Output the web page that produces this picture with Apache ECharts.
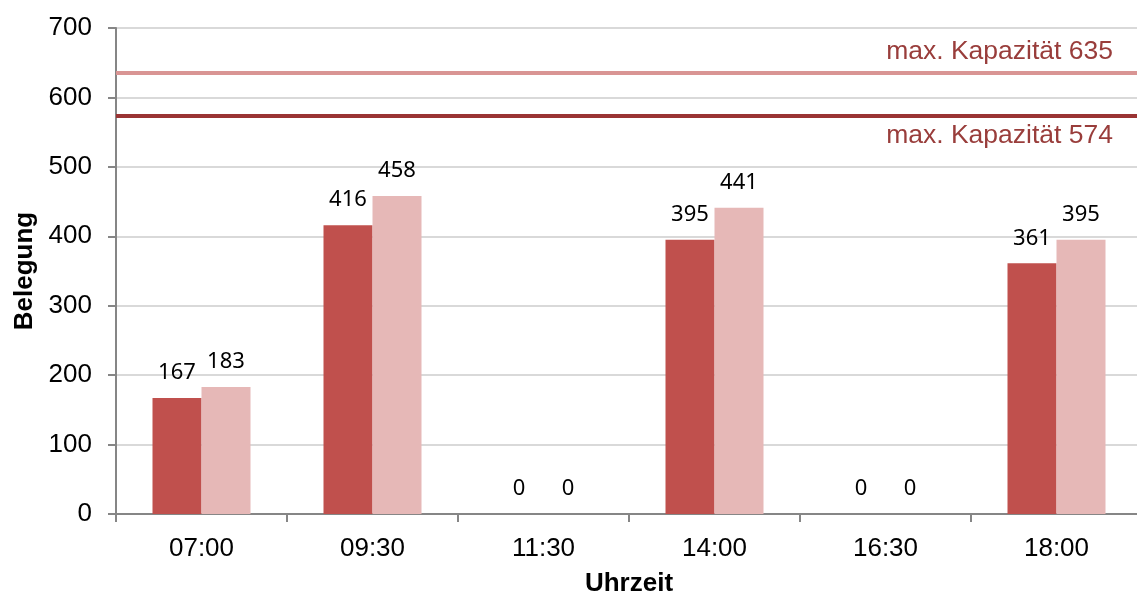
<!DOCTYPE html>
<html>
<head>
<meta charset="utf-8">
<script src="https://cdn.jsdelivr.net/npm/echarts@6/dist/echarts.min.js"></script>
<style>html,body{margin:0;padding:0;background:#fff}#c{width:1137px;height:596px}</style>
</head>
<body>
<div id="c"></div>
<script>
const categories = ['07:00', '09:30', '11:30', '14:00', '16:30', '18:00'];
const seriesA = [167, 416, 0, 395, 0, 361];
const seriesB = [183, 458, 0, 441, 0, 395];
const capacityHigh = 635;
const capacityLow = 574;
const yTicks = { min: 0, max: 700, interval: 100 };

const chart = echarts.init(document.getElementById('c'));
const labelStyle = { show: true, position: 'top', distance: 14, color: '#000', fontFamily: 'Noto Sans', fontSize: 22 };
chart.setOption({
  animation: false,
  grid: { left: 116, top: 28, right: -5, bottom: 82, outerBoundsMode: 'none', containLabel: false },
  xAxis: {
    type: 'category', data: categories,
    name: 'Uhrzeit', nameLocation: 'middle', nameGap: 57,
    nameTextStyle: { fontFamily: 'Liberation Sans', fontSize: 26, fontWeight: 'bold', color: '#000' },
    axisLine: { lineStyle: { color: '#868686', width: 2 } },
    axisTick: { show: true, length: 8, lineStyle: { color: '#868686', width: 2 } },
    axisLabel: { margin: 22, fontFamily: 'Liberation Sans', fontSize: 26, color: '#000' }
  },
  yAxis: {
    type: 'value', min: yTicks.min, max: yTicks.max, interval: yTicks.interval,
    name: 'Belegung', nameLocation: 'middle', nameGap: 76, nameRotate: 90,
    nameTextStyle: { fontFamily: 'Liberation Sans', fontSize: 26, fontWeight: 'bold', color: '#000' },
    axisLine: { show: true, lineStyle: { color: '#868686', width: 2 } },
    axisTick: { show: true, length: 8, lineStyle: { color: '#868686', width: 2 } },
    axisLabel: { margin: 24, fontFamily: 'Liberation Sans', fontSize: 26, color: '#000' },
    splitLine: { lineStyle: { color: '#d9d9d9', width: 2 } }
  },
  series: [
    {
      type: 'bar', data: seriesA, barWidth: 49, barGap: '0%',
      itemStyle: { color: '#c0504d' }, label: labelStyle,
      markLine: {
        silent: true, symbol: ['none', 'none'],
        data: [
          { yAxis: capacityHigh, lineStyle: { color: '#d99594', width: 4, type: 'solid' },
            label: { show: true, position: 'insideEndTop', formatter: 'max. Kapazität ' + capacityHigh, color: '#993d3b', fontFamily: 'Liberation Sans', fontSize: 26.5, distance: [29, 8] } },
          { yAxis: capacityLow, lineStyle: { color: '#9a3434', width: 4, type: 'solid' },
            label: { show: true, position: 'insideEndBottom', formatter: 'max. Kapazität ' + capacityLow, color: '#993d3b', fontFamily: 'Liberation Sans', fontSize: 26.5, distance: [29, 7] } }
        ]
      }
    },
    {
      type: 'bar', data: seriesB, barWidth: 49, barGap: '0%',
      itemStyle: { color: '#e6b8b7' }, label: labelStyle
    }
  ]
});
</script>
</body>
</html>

What is expected: Your copy of the data above should match it exactly, except that pictures are left out.

Result:
Output the web page that produces this picture with Apache ECharts.
<!DOCTYPE html>
<html>
<head>
<meta charset="utf-8">
<script src="https://cdn.jsdelivr.net/npm/echarts@6/dist/echarts.min.js"></script>
<style>html,body{margin:0;padding:0;background:#fff}#c{width:1137px;height:596px}</style>
</head>
<body>
<div id="c"></div>
<script>
const categories = ['07:00', '09:30', '11:30', '14:00', '16:30', '18:00'];
const seriesA = [167, 416, 0, 395, 0, 361];
const seriesB = [183, 458, 0, 441, 0, 395];
const capacityHigh = 635;
const capacityLow = 574;
const yTicks = { min: 0, max: 700, interval: 100 };

const chart = echarts.init(document.getElementById('c'));
const labelStyle = { show: true, position: 'top', distance: 14, color: '#000', fontFamily: 'Noto Sans', fontSize: 22 };
chart.setOption({
  animation: false,
  grid: { left: 116, top: 28, right: -5, bottom: 82, outerBoundsMode: 'none', containLabel: false },
  xAxis: {
    type: 'category', data: categories,
    name: 'Uhrzeit', nameLocation: 'middle', nameGap: 57,
    nameTextStyle: { fontFamily: 'Liberation Sans', fontSize: 26, fontWeight: 'bold', color: '#000' },
    axisLine: { lineStyle: { color: '#868686', width: 2 } },
    axisTick: { show: true, length: 8, lineStyle: { color: '#868686', width: 2 } },
    axisLabel: { margin: 22, fontFamily: 'Liberation Sans', fontSize: 26, color: '#000' }
  },
  yAxis: {
    type: 'value', min: yTicks.min, max: yTicks.max, interval: yTicks.interval,
    name: 'Belegung', nameLocation: 'middle', nameGap: 76, nameRotate: 90,
    nameTextStyle: { fontFamily: 'Liberation Sans', fontSize: 26, fontWeight: 'bold', color: '#000' },
    axisLine: { show: true, lineStyle: { color: '#868686', width: 2 } },
    axisTick: { show: true, length: 8, lineStyle: { color: '#868686', width: 2 } },
    axisLabel: { margin: 24, fontFamily: 'Liberation Sans', fontSize: 26, color: '#000' },
    splitLine: { lineStyle: { color: '#d9d9d9', width: 2 } }
  },
  series: [
    {
      type: 'bar', data: seriesA, barWidth: 49, barGap: '0%',
      itemStyle: { color: '#c0504d' }, label: labelStyle,
      markLine: {
        silent: true, symbol: ['none', 'none'],
        data: [
          { yAxis: capacityHigh, lineStyle: { color: '#d99594', width: 4, type: 'solid' },
            label: { show: true, position: 'insideEndTop', formatter: 'max. Kapazität ' + capacityHigh, color: '#993d3b', fontFamily: 'Liberation Sans', fontSize: 26.5, distance: [29, 8] } },
          { yAxis: capacityLow, lineStyle: { color: '#9a3434', width: 4, type: 'solid' },
            label: { show: true, position: 'insideEndBottom', formatter: 'max. Kapazität ' + capacityLow, color: '#993d3b', fontFamily: 'Liberation Sans', fontSize: 26.5, distance: [29, 7] } }
        ]
      }
    },
    {
      type: 'bar', data: seriesB, barWidth: 49, barGap: '0%',
      itemStyle: { color: '#e6b8b7' }, label: labelStyle
    }
  ]
});
</script>
</body>
</html>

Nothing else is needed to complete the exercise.